Hay un runrún de agárrate y no te menees. Porque el roce hace el cariño y estar de pie, en la barra o en la acera, provoca que las palmeras se cimbreen. Que el airecito las agite y se aproximen, se abracen. Eso sólo se da cuando la palmera está así, de pie. Si sientas una palmera en un velador no es lo mismo. Se apalanca. Se esclerotiza. La cabellera no ondea al viento.
Que se charla igual ya lo sabemos, pero faltan movimientos acompasados. Cuando la risa aflora y palmeamos las espaldas. Cuando hacemos reposar el peso en las piernas, alternativamente. Véanlo, porque es una danza digna de ser estudiada por los antropólogos más alerta, de los que siempre andan ojo avizor.
"Han pasao de tanques a la calle, a policías a los bares", proclama uno al que el tema le toca la patata de forma esencial.

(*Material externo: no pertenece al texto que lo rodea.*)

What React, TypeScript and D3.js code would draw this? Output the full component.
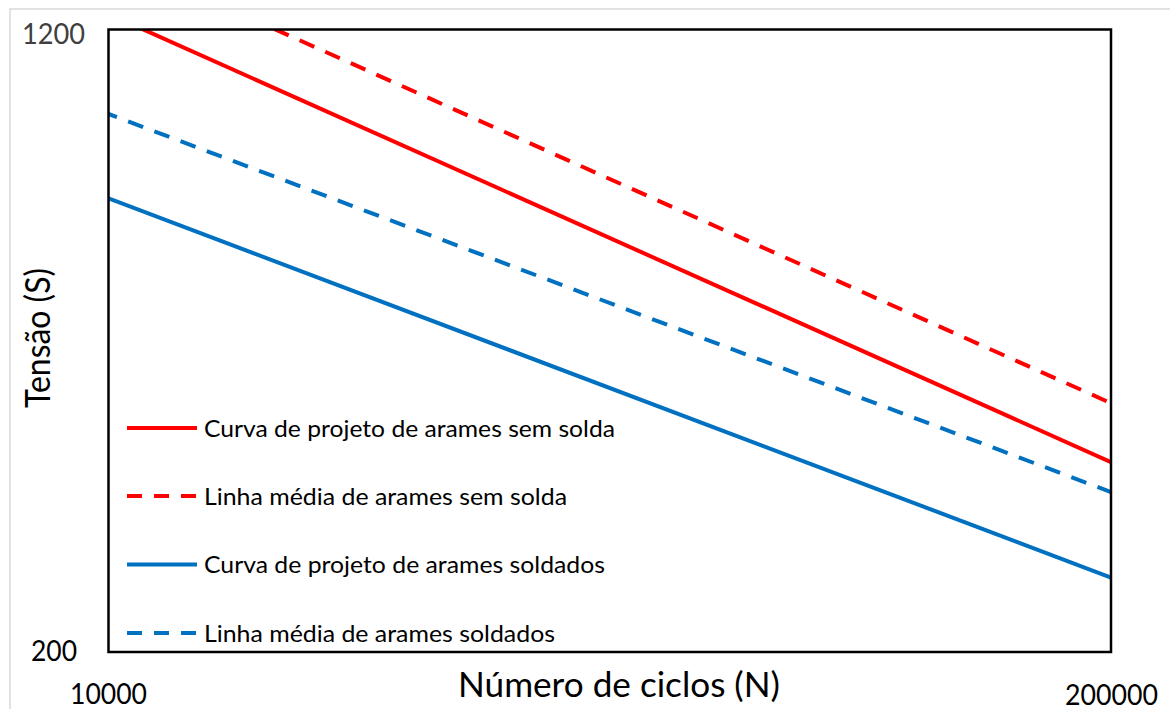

Son muchos años.
En una taberna me comentaba la provecta dueña, en los aledaños de la jubilación impuesta por la piqueta (porque la edad hace tiempo que dejó de ser sesenta y cinco), que ahora la gente se engolosina en exceso por las terracitas. "Antes, cuando veías a fulano, mengano o zutano sentado, decías, cuchicheando, ¿qué le pasa? ¿está enfermo?".
Pues eso, que queremos vida, en la calle, fresquito o solito. Como una palmera, suave, suave, su-su-suave. Y mucha cercanía. De la que genera comunidad. De ilustres tabernarios.